S&T, OSB, and E&D may not match Windows profitability, but play important strategic role

In addition to the financial benefits of Microsoft’s expansion segments, the Server & Tools, Online Services, and Entertainment & Devices segments each also provide some complimentary benefits to Microsoft’s core software strategy. With operating margins of above 60% in both the Client and Business Division, Microsoft will never be able to replicate that profitability in any of its expansion efforts.

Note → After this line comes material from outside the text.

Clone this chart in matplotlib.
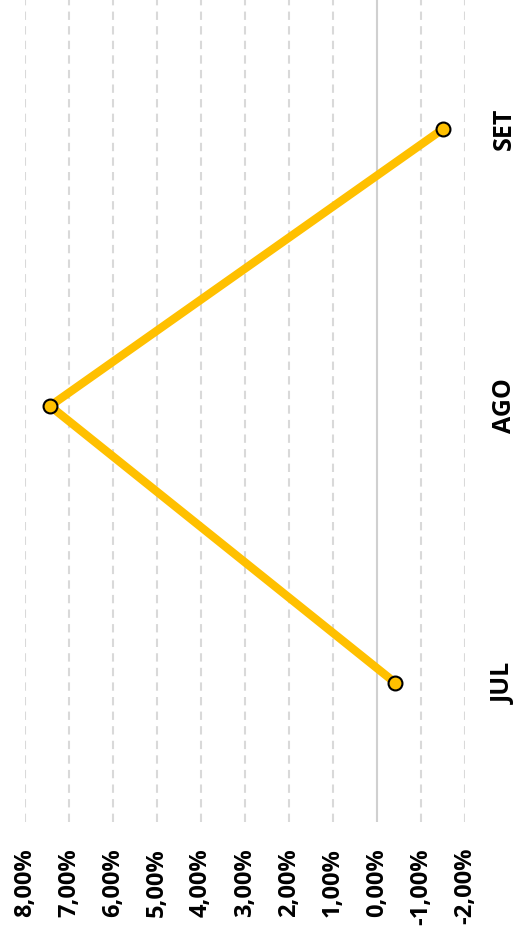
import matplotlib.pyplot as plt
from matplotlib.ticker import FuncFormatter

# Daten
meses = ['JUL', 'AGO', 'SET']
variacao = [-0.42, 7.43, -1.50]  # em %
ticks_valor = [8, 7, 6, 5, 4, 3, 2, 1, 0, -1, -2]

plt.rcParams['font.family'] = ['Open Sans', 'DejaVu Sans']

fig = plt.figure(figsize=(5.17, 9.46), dpi=100)
ax = fig.add_axes([25 / 517, 124.5 / 946, 440 / 517, 831 / 946])

pos = list(range(len(meses)))
# gráfico girado: valores na horizontal (invertido), meses na vertical
ax.plot(variacao, pos, color='#FFC000', linewidth=6, solid_capstyle='butt',
        marker='o', markersize=10, markerfacecolor='#FFC000',
        markeredgecolor='black', markeredgewidth=1.5, zorder=3)

ax.set_xlim(8, -2)
ax.set_ylim(-0.5, 2.5)

ax.set_xticks(ticks_valor)
ax.xaxis.set_major_formatter(FuncFormatter(lambda v, p: f'{v:.2f}%'.replace('.', ',')))
for t in ticks_valor:
    if t == 0:
        ax.axvline(t, color='#d0d0d0', linewidth=1.5, zorder=1)
    else:
        ax.axvline(t, color='#d9d9d9', linewidth=1.5, linestyle=(0, (4, 3)), zorder=1)

ax.set_yticks(pos)
ax.set_yticklabels(meses)
ax.yaxis.tick_right()

ax.tick_params(axis='x', length=0, pad=19, labelsize=17, rotation=90)
ax.tick_params(axis='y', length=0, pad=28.5, labelsize=18, rotation=90)
for lbl in ax.get_xticklabels():
    lbl.set_fontweight('bold')
    lbl.set_va('top')
for lbl in ax.get_yticklabels():
    lbl.set_fontweight('bold')
    lbl.set_va('center')
    lbl.set_ha('center')

for s in ax.spines.values():
    s.set_visible(False)

plt.savefig('out.png', dpi=100)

The largest enterprise software vendors such as SAP and Oracle drive operating margins around 40%, and despite Google’s dominance in the online search markets, the company’s operating margin hovers around 25%. That does not mean that Microsoft’s online, entertainment, and enterprise software investments are in vain, however, as each segment contributes revenue and also serves a vital role in protecting the highly profitable core of Microsoft’s portfolio. The rise of Linux and open source tools threatens Microsoft’s position within enterprise software accounts, and Server & Tools portfolio expands the company’s presence, serving an important account preservation role. Microsoft also recognized the shift towards home digital entertainment and the increasingly important role of the Internet, and the Entertainment & Devices and Online Services Business represents Microsoft’s effort to keep its business out in front of these trends.

The direct profitability of these divisions may not be positive, but the indirect payoff is derived from their ability to protect and preserve Microsoft’s highly profitable businesses.

Proactive spending cutbacks planned to maintain margins

Despite the continued strength in Microsoft’s business, the company is acting now to mitigate the impact of a slowdown in IT spending. Over the past two years, Microsoft remained on an aggressive investment path, building out its data center facilities, expanding overseas presence, and adding headcount.

Following rapid increases in spending, Microsoft announced plans to reign in spending during the remainder of the fiscal year to keep expenses in line with lower annual revenue expectations. The company plans to begin with low-impact cutbacks, including a slowdown in hiring, and reduced travel and marketing. Microsoft also disclosed a planned slowdown in its datacenter build out, after opening more than $1 billion new facilities during 2008 thus far.

Though CFO Chris Liddell stated the company would evaluate deeper cutbacks if economic conditions warrant, TBR believes Microsoft’s spending control efforts will remain shallow, as the company’s core business will likely remain strong in spite of the downturn.